╭──

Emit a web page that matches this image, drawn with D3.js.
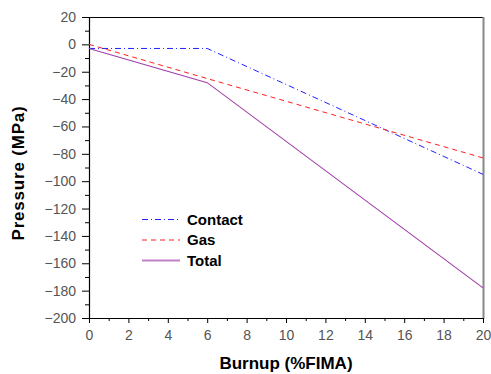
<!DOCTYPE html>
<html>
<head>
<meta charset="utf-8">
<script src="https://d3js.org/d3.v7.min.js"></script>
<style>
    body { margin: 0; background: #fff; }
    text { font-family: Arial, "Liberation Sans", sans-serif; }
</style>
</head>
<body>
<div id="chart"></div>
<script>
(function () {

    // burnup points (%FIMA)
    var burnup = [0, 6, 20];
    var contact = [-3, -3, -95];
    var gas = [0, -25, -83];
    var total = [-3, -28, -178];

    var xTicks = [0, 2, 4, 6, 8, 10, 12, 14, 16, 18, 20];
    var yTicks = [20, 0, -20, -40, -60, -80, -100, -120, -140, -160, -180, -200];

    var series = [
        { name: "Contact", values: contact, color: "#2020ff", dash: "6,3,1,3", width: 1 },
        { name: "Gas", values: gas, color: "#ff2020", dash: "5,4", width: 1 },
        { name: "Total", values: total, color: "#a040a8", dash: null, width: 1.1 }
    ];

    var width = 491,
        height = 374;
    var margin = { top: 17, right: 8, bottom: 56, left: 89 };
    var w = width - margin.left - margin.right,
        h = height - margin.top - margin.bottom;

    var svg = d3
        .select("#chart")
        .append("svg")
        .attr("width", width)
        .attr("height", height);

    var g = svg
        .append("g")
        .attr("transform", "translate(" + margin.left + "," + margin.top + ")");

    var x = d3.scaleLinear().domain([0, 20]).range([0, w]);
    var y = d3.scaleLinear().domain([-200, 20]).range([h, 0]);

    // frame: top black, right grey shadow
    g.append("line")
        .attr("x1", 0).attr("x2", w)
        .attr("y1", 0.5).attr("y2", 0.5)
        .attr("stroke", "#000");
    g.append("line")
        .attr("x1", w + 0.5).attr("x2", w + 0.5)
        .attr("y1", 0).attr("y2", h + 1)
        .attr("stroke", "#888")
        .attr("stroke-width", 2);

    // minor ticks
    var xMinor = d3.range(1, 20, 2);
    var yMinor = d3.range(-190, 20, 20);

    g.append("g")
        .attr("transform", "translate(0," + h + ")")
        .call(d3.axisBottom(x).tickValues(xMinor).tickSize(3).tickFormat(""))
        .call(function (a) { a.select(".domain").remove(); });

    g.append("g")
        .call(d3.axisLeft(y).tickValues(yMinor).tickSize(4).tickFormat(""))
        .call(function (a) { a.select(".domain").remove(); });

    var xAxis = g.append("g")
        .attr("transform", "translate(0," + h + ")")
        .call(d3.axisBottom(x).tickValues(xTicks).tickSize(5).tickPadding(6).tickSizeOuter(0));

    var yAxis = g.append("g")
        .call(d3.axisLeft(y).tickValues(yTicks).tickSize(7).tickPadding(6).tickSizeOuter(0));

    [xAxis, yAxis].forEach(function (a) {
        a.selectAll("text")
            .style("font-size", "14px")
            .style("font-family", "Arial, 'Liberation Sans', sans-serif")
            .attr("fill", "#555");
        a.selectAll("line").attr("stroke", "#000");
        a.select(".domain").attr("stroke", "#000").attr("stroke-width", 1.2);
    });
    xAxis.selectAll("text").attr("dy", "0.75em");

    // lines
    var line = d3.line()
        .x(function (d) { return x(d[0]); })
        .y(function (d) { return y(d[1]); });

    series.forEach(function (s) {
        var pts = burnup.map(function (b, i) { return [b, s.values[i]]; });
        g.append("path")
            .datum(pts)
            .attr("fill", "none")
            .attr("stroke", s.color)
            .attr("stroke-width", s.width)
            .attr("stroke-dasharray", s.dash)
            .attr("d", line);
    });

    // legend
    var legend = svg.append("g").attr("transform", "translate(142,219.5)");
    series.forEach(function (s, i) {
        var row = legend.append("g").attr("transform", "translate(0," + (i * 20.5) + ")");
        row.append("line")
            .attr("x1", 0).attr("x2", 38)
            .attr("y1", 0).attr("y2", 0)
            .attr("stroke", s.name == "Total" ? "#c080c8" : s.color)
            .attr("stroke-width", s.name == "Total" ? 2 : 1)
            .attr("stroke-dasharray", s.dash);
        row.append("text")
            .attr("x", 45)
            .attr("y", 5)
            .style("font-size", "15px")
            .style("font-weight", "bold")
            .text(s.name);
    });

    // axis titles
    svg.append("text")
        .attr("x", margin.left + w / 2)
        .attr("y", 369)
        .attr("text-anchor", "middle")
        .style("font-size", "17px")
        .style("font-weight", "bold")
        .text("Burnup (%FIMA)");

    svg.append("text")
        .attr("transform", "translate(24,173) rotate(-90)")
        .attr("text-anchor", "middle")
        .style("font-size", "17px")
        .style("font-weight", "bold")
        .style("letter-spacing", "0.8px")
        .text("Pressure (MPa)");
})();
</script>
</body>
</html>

╰──

- [WHAT IS ASKED]: Everything from the top line of the data down to and including the line with "var total = [-3, -28, -178];" is to be copied, except the pictures.

- [SOLUTION FOR THIS EXERCISE]:
Emit a web page that matches this image, drawn with D3.js.
<!DOCTYPE html>
<html>
<head>
<meta charset="utf-8">
<script src="https://d3js.org/d3.v7.min.js"></script>
<style>
    body { margin: 0; background: #fff; }
    text { font-family: Arial, "Liberation Sans", sans-serif; }
</style>
</head>
<body>
<div id="chart"></div>
<script>
(function () {

    // burnup points (%FIMA)
    var burnup = [0, 6, 20];
    var contact = [-3, -3, -95];
    var gas = [0, -25, -83];
    var total = [-3, -28, -178];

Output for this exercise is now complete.